-- start GIVEN DATA --

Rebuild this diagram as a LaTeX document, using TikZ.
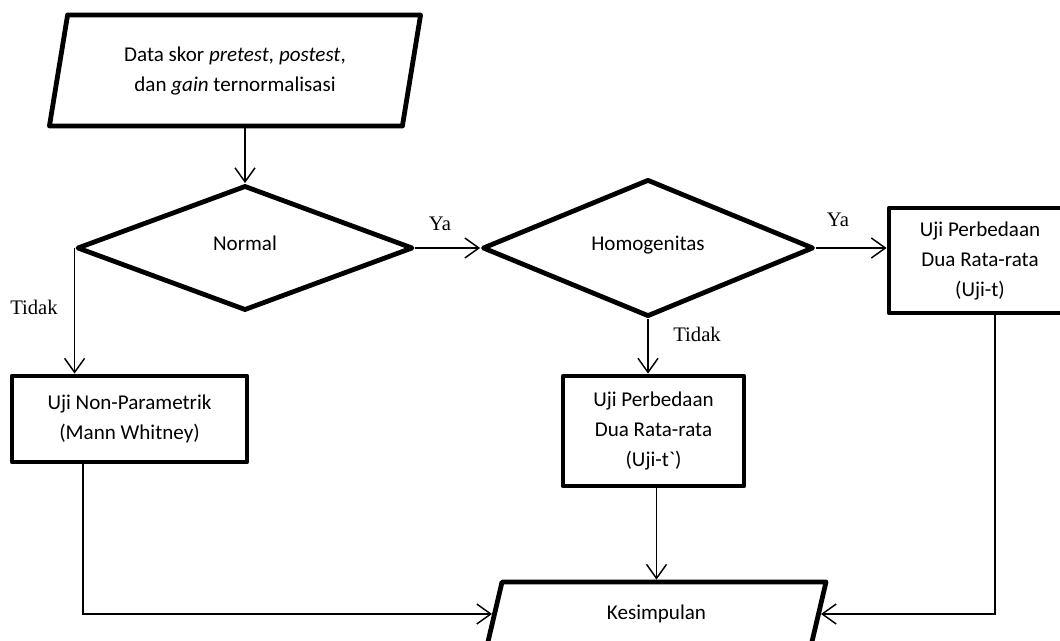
\documentclass[tikz,border=0pt]{standalone}
\usepackage{fontspec}
\setmainfont{Carlito}
\newfontfamily\calnomap{Carlito}
\newfontfamily\timesf{Liberation Serif}
\usetikzlibrary{shapes.geometric,arrows.meta}
\begin{document}
\begin{tikzpicture}[x=0.75pt,y=-0.75pt,
  txt/.style={font=\fontsize{15.8}{22.5}\selectfont,align=center,inner sep=0pt},
  box/.style={txt,draw,line width=3.6pt,line join=round,rectangle},
  dia/.style={txt,draw,line width=3.6pt,line join=round,shape=diamond,text depth=7pt},
  io/.style={txt,draw,line width=3.6pt,line join=round,shape=trapezium,trapezium stretches=true},
  arr/.style={line width=1.1pt,-{Straight Barb[length=10.5pt,width=15pt]}},
  lbl/.style={font=\timesf\fontsize{15.5}{18}\selectfont,inner sep=0pt}]
\useasboundingbox (0,0) rectangle (1060,641);
\clip (0,0) rectangle (1060,641);
\node[io,trapezium left angle=76,trapezium right angle=104,minimum width=279pt,minimum height=83.25pt] (data) at (235,70.5)
  {Data skor \textit{pretest, postest}, \\ dan \textit{gain} ternormalisasi};
\node[dia,minimum width=252pt,minimum height=93.75pt] (normal) at (245,248) {Normal};
\node[dia,minimum width=248.25pt,minimum height=93pt] (hom) at (648,248) {Homogenitas};
\node[box,minimum width=136.5pt,minimum height=78.75pt] (ujit) at (980,260.5) {Uji Perbedaan\\ Dua Rata-rata\\ (Uji-t)};
\node[box,minimum width=176.25pt,minimum height=64.5pt] (mw) at (129.5,419) {Uji Non-Parametrik\\ (Mann Whitney)};
\node[box,minimum width=135.75pt,minimum height=82.5pt] (ujitp) at (653.5,431) {Uji Perbedaan\\ Dua Rata-rata\\ (Uji-t{\calnomap`})};
\node[io,trapezium left angle=75,trapezium right angle=105,minimum width=255.75pt,minimum height=48pt] (kes) at (656.5,614) {Kesimpulan};
\draw[arr] (normal.north |- data.bottom side) -- (normal.north);
\draw[arr] (normal.east) -- (hom.west);
\draw[arr] (hom.east) -- (hom.east -| ujit.west);
\draw[arr] (normal.west) -- (normal.west |- mw.north);
\draw[arr] (hom.south) -- (hom.south |- ujitp.north);
\draw[arr] (ujitp.south -| kes.center) -- (kes.center |- kes.top side);
\draw[arr] ([xshift=-34.9pt]mw.south) |- (kes.left side);
\draw[arr] ([xshift=11.25pt]ujit.south) |- (kes.right side);
\node[lbl] (ya1) at (440,224) {Ya};
\node[lbl] (ya2) at (838,220) {Ya};
\node[lbl] (t1) at (34,307) {Tidak};
\node[lbl] (t2) at (697,334) {Tidak};
\end{tikzpicture}
\end{document}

-- end GIVEN DATA --

WHAT YOU HAVE TO DO: Each line of the data is to be duplicated exactly; pictures stay out of the copy.

RESPONSE TO THE EXERCISE:
Rebuild this diagram as a LaTeX document, using TikZ.
\documentclass[tikz,border=0pt]{standalone}
\usepackage{fontspec}
\setmainfont{Carlito}
\newfontfamily\calnomap{Carlito}
\newfontfamily\timesf{Liberation Serif}
\usetikzlibrary{shapes.geometric,arrows.meta}
\begin{document}
\begin{tikzpicture}[x=0.75pt,y=-0.75pt,
  txt/.style={font=\fontsize{15.8}{22.5}\selectfont,align=center,inner sep=0pt},
  box/.style={txt,draw,line width=3.6pt,line join=round,rectangle},
  dia/.style={txt,draw,line width=3.6pt,line join=round,shape=diamond,text depth=7pt},
  io/.style={txt,draw,line width=3.6pt,line join=round,shape=trapezium,trapezium stretches=true},
  arr/.style={line width=1.1pt,-{Straight Barb[length=10.5pt,width=15pt]}},
  lbl/.style={font=\timesf\fontsize{15.5}{18}\selectfont,inner sep=0pt}]
\useasboundingbox (0,0) rectangle (1060,641);
\clip (0,0) rectangle (1060,641);
\node[io,trapezium left angle=76,trapezium right angle=104,minimum width=279pt,minimum height=83.25pt] (data) at (235,70.5)
  {Data skor \textit{pretest, postest}, \\ dan \textit{gain} ternormalisasi};
\node[dia,minimum width=252pt,minimum height=93.75pt] (normal) at (245,248) {Normal};
\node[dia,minimum width=248.25pt,minimum height=93pt] (hom) at (648,248) {Homogenitas};
\node[box,minimum width=136.5pt,minimum height=78.75pt] (ujit) at (980,260.5) {Uji Perbedaan\\ Dua Rata-rata\\ (Uji-t)};
\node[box,minimum width=176.25pt,minimum height=64.5pt] (mw) at (129.5,419) {Uji Non-Parametrik\\ (Mann Whitney)};
\node[box,minimum width=135.75pt,minimum height=82.5pt] (ujitp) at (653.5,431) {Uji Perbedaan\\ Dua Rata-rata\\ (Uji-t{\calnomap`})};
\node[io,trapezium left angle=75,trapezium right angle=105,minimum width=255.75pt,minimum height=48pt] (kes) at (656.5,614) {Kesimpulan};
\draw[arr] (normal.north |- data.bottom side) -- (normal.north);
\draw[arr] (normal.east) -- (hom.west);
\draw[arr] (hom.east) -- (hom.east -| ujit.west);
\draw[arr] (normal.west) -- (normal.west |- mw.north);
\draw[arr] (hom.south) -- (hom.south |- ujitp.north);
\draw[arr] (ujitp.south -| kes.center) -- (kes.center |- kes.top side);
\draw[arr] ([xshift=-34.9pt]mw.south) |- (kes.left side);
\draw[arr] ([xshift=11.25pt]ujit.south) |- (kes.right side);
\node[lbl] (ya1) at (440,224) {Ya};
\node[lbl] (ya2) at (838,220) {Ya};
\node[lbl] (t1) at (34,307) {Tidak};
\node[lbl] (t2) at (697,334) {Tidak};
\end{tikzpicture}
\end{document}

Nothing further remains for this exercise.